19. Sajdah should be made on a hard surface that can be felt and upon which the forehead remains stable and firm even though it be upon one’s palm or the edge of a cloth. The place of Sajdah must be Paak (clean). It is necessary to prostrate with the hard part of the nose and the forehead. 

Prostration by the nose only is not correct except if the forehead is injured, etc.

20. The place of prostration must not be more elevated by more than half a cubit from the place of the feet.

 If so then prostration is not valid, except in huge crowds where one is forced to prostrate on the back of another who is performing the same Salaat.
21. To place the hands and knees on the same surface whilst in Sajdah.
22. To place at least some part of the toes on the surface. To place only the outer position of the feet on the surface will not suffice.
23. Bowing (Ruku) must precede Sajdah (prostration).
24.To rise from Sajdah to a position close to sitting.
25. To return from sitting posture the second Sajdah.
26. To sit for the Qaidah Aakhirah (last sitting) to the extent of time in which at least the Tashahhud can be read.
27. Performing the Qaidah Aakhirah (last sitting) after all acts of Salaat.
28. Performing all acts of Salaat whilst awake.
29. To have full knowledge of the procedure of Salaat and all its Fardh aspects so that one knows the Sunnat aspects, and one doe not perform a Fardh with the intention of Nafl, etc.

The Fardh acts during Salaat are:

a. Qiyam (standing)
b. Qirat (reciting of a Quranic verse)
c.
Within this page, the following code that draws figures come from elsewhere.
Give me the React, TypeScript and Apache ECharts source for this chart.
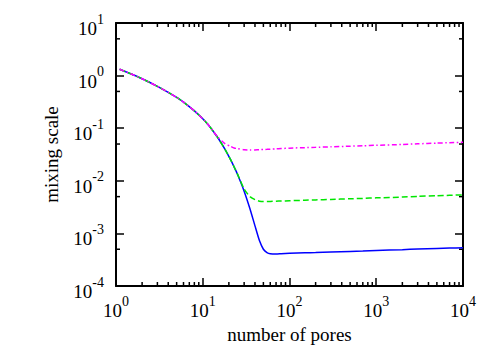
import React, { useEffect, useRef } from "react";
import * as echarts from "echarts";

// number of pores (x) sampled along the curves
const xPores = [1.1, 1.5, 2, 3, 4, 5, 6, 8, 10, 12, 15, 18, 21, 23, 25, 30, 35, 40, 45, 50, 55, 60, 70, 80, 100, 150, 200, 300, 500, 700, 1000, 2000, 3000, 5000, 7000, 10000];

// mixing scale, blue solid curve
const blueScale = [1.32, 1.07, 0.87, 0.625, 0.48, 0.384, 0.313, 0.214, 0.151, 0.108, 0.065, 0.04, 0.0249, 0.0183, 0.0136, 0.00635, 0.00294, 0.00139, 0.00073, 0.0005, 0.000432, 0.00041, 0.000405, 0.00041, 0.000418, 0.000427, 0.000433, 0.000443, 0.000455, 0.000463, 0.000474, 0.00049, 0.000505, 0.000518, 0.000526, 0.000535];

// mixing scale, green dashed curve
const greenScale = [1.32, 1.07, 0.87, 0.625, 0.48, 0.384, 0.313, 0.214, 0.151, 0.108, 0.065, 0.04, 0.0249, 0.0183, 0.0137, 0.007, 0.005, 0.0044, 0.0041, 0.00403, 0.00403, 0.00406, 0.0041, 0.00412, 0.00418, 0.00427, 0.00433, 0.00443, 0.00455, 0.00463, 0.00474, 0.0049, 0.00505, 0.0052, 0.0053, 0.0054];

// mixing scale, magenta dash-dot curve
const magentaScale = [1.32, 1.07, 0.87, 0.625, 0.48, 0.384, 0.313, 0.214, 0.151, 0.108, 0.067, 0.051, 0.045, 0.042, 0.041, 0.039, 0.0386, 0.0387, 0.039, 0.0393, 0.0396, 0.04, 0.0405, 0.041, 0.0418, 0.0427, 0.0433, 0.0443, 0.0455, 0.0463, 0.0474, 0.049, 0.0505, 0.052, 0.053, 0.054];

// minor tick positions
const xMinorTicks = [2, 3, 4, 5, 6, 7, 8, 9, 20, 30, 40, 50, 60, 70, 80, 90, 200, 300, 400, 500, 600, 700, 800, 900, 2000, 3000, 4000, 5000, 6000, 7000, 8000, 9000];
const yMinorTicks = [0.0005, 0.005, 0.05, 0.5, 5];

const FONT = "Liberation Serif";

const rich = {
  base: { fontFamily: FONT, fontSize: 19, lineHeight: 26, color: "#000", verticalAlign: "bottom" },
  sup: { fontFamily: FONT, fontSize: 14, lineHeight: 14, color: "#000", verticalAlign: "top" },
};

const powLabel = (v: number) => `{base|10}{sup|${Math.round(Math.log10(v))}}`;

export default function App() {
  const ref = useRef<HTMLDivElement>(null);
  useEffect(() => {
    const chart = echarts.init(ref.current!, null, { renderer: "svg" });
    const lineSt = { color: "#000", width: 2 };
    const tickSt = { color: "#000", width: 1.5 };
    const mkSeries = (ys: number[], color: string, type: any) => ({
      type: "line",
      xAxisIndex: 0,
      yAxisIndex: 0,
      data: xPores.map((x, i) => [x, ys[i]]),
      symbol: "none",
      showSymbol: false,
      smooth: 0.2,
      lineStyle: { color, width: 1.5, type },
      silent: true,
    });
    const labelBase = { fontFamily: FONT, fontSize: 19, color: "#000", rich, padding: [4, 0, 0, 0] };
    chart.setOption({
      animation: false,
      textStyle: { fontFamily: FONT },
      grid: { left: 116, right: 35, top: 23, bottom: 62, containLabel: false },
      xAxis: [
        {
          type: "log", logBase: 10, min: 1, max: 10000, splitNumber: 4, position: "bottom",
          axisLine: { show: true, lineStyle: lineSt },
          axisTick: { show: true, inside: true, length: 8, lineStyle: tickSt },
          axisLabel: { ...labelBase, formatter: powLabel, margin: 4 },
          splitLine: { show: false },
          name: "number of pores", nameLocation: "middle", nameGap: 39,
          nameTextStyle: { fontFamily: FONT, fontSize: 19, color: "#000" },
        },
        {
          type: "log", logBase: 10, min: 1, max: 10000, splitNumber: 4, position: "top",
          axisLine: { show: true, lineStyle: lineSt },
          axisTick: { show: true, inside: true, length: 8, lineStyle: tickSt },
          axisLabel: { show: false },
          splitLine: { show: false },
        },
      ],
      yAxis: [
        {
          type: "log", logBase: 10, min: 0.0001, max: 10, splitNumber: 5, position: "left",
          axisLine: { show: true, lineStyle: lineSt },
          axisTick: { show: true, inside: true, length: 8, lineStyle: tickSt },
          axisLabel: { ...labelBase, formatter: powLabel, margin: 12 },
          splitLine: { show: false },
          name: "mixing scale", nameLocation: "middle", nameGap: 55,
          nameTextStyle: { fontFamily: FONT, fontSize: 19, color: "#000" },
        },
        {
          type: "log", logBase: 10, min: 0.0001, max: 10, splitNumber: 5, position: "right",
          axisLine: { show: true, lineStyle: lineSt },
          axisTick: { show: true, inside: true, length: 8, lineStyle: tickSt },
          axisLabel: { show: false },
          splitLine: { show: false },
        },
      ],
      series: [
        mkSeries(blueScale, "#0000ff", "solid"),
        mkSeries(greenScale, "#00e600", [6, 3]),
        mkSeries(magentaScale, "#ff00ff", [5, 2.5, 1.5, 2.5]),
        {
          type: "custom",
          xAxisIndex: 0,
          yAxisIndex: 0,
          silent: true,
          clip: false,
          data: xMinorTicks.map((v) => [v, 1]),
          encode: { x: 0, y: 1 },
          renderItem: (params: any, api: any) => {
            const p = api.coord([api.value(0), 1]);
            const cs = params.coordSys;
            const yb = cs.y + cs.height;
            const yt = cs.y;
            return {
              type: "group",
              children: [
                { type: "line", shape: { x1: p[0], y1: yb, x2: p[0], y2: yb - 4 }, style: { stroke: "#000", lineWidth: 1.5 } },
                { type: "line", shape: { x1: p[0], y1: yt, x2: p[0], y2: yt + 4 }, style: { stroke: "#000", lineWidth: 1.5 } },
              ],
            };
          },
        },
        {
          type: "custom",
          xAxisIndex: 0,
          yAxisIndex: 0,
          silent: true,
          clip: false,
          data: yMinorTicks.map((v) => [10, v]),
          encode: { x: 0, y: 1 },
          renderItem: (params: any, api: any) => {
            const p = api.coord([10, api.value(1)]);
            const cs = params.coordSys;
            const xl = cs.x;
            const xr = cs.x + cs.width;
            return {
              type: "group",
              children: [
                { type: "line", shape: { x1: xl, y1: p[1], x2: xl + 4, y2: p[1] }, style: { stroke: "#000", lineWidth: 1.5 } },
                { type: "line", shape: { x1: xr, y1: p[1], x2: xr - 4, y2: p[1] }, style: { stroke: "#000", lineWidth: 1.5 } },
              ],
            };
          },
        },
      ],
    });
    return () => chart.dispose();
  }, []);
  return <div ref={ref} style={{ position: "absolute", left: 0, top: 0, width: 498, height: 349 }} />;
}
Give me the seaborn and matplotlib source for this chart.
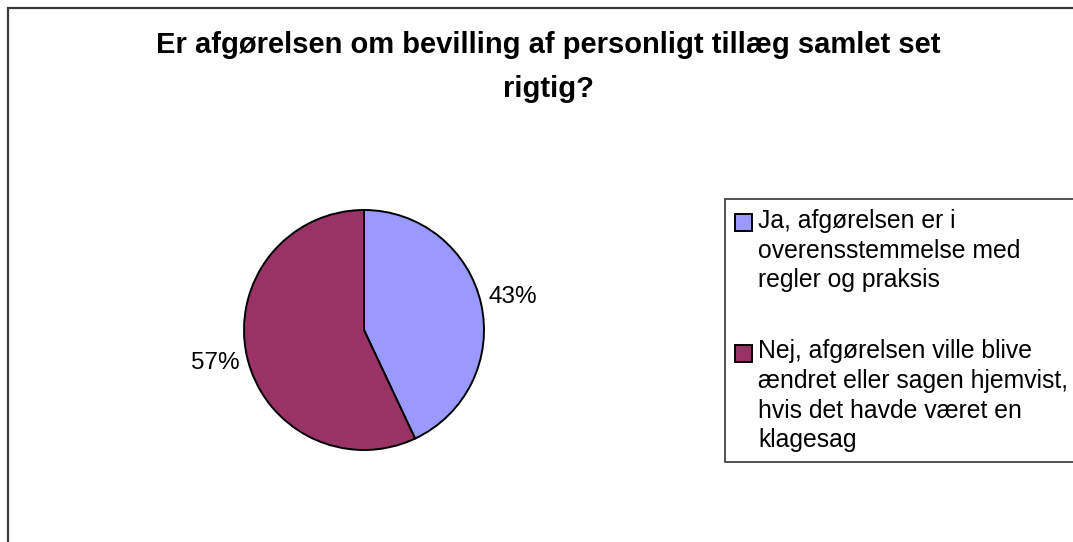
"""Pie chart: Er afgørelsen om bevilling af personligt tillæg samlet set rigtig?"""
import matplotlib
matplotlib.use("Agg")
import matplotlib.pyplot as plt
import matplotlib.patches as mpatches
import seaborn as sns


TITLE = "Er afgørelsen om bevilling af personligt tillæg samlet set\nrigtig?"
CATEGORIES = [
    "Ja, afgørelsen er i\noverensstemmelse med\nregler og praksis",
    "Nej, afgørelsen ville blive\nændret eller sagen hjemvist,\nhvis det havde været en\nklagesag",
]
SHARES = [43, 57]
COLORS = ["#9999FF", "#993366"]

W, H = 1073, 542
DPI = 100


def main():
    sns.set_theme(style="white")
    plt.rcParams["font.family"] = ["Liberation Sans", "DejaVu Sans"]
    plt.rcParams["text.color"] = "black"

    fig = plt.figure(figsize=(W / DPI, H / DPI), dpi=DPI)
    fig.patch.set_facecolor("white")

    # outer chart-area border (runs off the right and bottom edges)
    fig.patches.append(mpatches.Rectangle(
        (8 / W, -0.05), 1.1, 1 - 8 / H + 0.05, transform=fig.transFigure,
        fill=False, edgecolor="#3a3a3a", linewidth=1.6, clip_on=False,
    ))

    fig.text(548 / W, 1 - 67 / H, TITLE, ha="center", va="center",
             fontsize=21, fontweight="bold", linespacing=1.72, color="black")

    # pie centred at (364, 330) px with radius 120 px
    r = 120
    ax = fig.add_axes([(364 - r) / W, (H - 330 - r) / H, 2 * r / W, 2 * r / H])
    wedges, _, autotexts = ax.pie(
        SHARES, colors=COLORS, startangle=90, counterclock=False,
        autopct="%d%%", pctdistance=1.27,
        wedgeprops=dict(edgecolor="black", linewidth=1.4),
        textprops=dict(fontsize=17.5, color="black"),
    )
    ax.set_xlim(-1, 1)
    ax.set_ylim(-1, 1)
    ax.set_aspect("equal")
    ax.axis("off")

    leg = fig.legend(
        wedges, CATEGORIES, loc="upper left",
        bbox_to_anchor=(725 / W, 1 - 199 / H), borderaxespad=0,
        fontsize=17.8, frameon=True, fancybox=False, shadow=False,
        edgecolor="black", handlelength=0.68, handleheight=0.68,
        handletextpad=0.25, labelspacing=1.9, borderpad=0.4,
    )
    leg.get_frame().set_linewidth(1.2)
    for t in leg.get_texts():
        t.set_linespacing(1.3)

    # put each legend square level with the first line of its label
    fig.canvas.draw()
    renderer = fig.canvas.get_renderer()
    for handle, text in zip(leg.legend_handles, leg.get_texts()):
        tb = text.get_window_extent(renderer)
        nlines = text.get_text().count("\n") + 1
        first_mid = tb.y1 - tb.height / nlines / 2
        hb = handle.get_window_extent(renderer)
        shift_px = first_mid - (hb.y0 + hb.y1) / 2
        handle.set_y(handle.get_y() + shift_px * 72 / DPI)

    plt.savefig("out.png", dpi=DPI)
    plt.close()


if __name__ == "__main__":
    main()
Sajdah
Some mention that Qaaidah Aakhirah (as explained in (24) is also Fardh.

Wajib acts of Salaat:

There are 18 Wajib acts of Salaat:

1. Recitation of Surah Fatiha.
2. Reciting any other long Ayat or 3 short Ayats to Surah Fathiha in the first 2 Rakaats of the Fardh Salaat and in all Rakaats of the Witr, Sunnat and Nafl Salaats.
3. Specifying the reading of the Sura Fatiha for the first 2 Rakaats of the Fardh Salaat.
4. To recite Surah Fatiha before the Surah (Ayat).
5. To make Sajdah with the nose and forehead.
6. To make the second Sajdah of the first Rakaat before proceeding to any other action.
7. To perform every posture with ease and calm.
8. To perform the first sitting (Qaidah Aula).
9. To recite the Tashahhud in the first sitting (Qaidah Aula first sitting after 2 Rakaats).
10. To recite the Tashahhud in the last sitting.
11. To stand immediately for the 3rd Rakaat after the Tashahhud (with out delay).
12. Making Salaam 2 times (once to the right and one to the left), to say the words “As Salaam” is Waajib, to say “Alaykum” is Sunnat e Muakkidah.
13. To read Dua e Qunoot in the Witr Salaat.
14. To recite Takbeer of the Eid Salaat.
15. Specification of the words Allaahu Akbar for the start of every Salaat except the two Eids.
16. To say the Takbeers of Ruku before going in Ruku in the second Rakaat of the 2 Eids.
17. For the Imaam to recite the Qiraat aloud in the following Salaats:
 Fajr, first two Rakaats of Magrib and Esha (even though Qaza), Jumuah, 2 Eids, Taraweeh and Witr of Ramadhaan.

18. To recite the Qirat silently in Zuhr, Asr, 3rd Rakaat of Magrib, 3rd and 4th Rakaat of Esha and all Nafl Salaats during the day.

The Munfarid (one performing Salaat alone and not in Jamaat) has the choice of reading audibly or not in those Salaats wherein Qiraat is audible.

 A person performing Nafl Salaat during the night also has this choice.

If a person omitted the recitation of a Surah in the first 2 Rakaats of Esha, he should read it audibly in the second two Rakaats with Surah Fatiha.

 However if Surah Fatiha was omitted it will not be repeated in the last two Rakaats, but
make Sajdah Sahw (prostration of forgetfulness).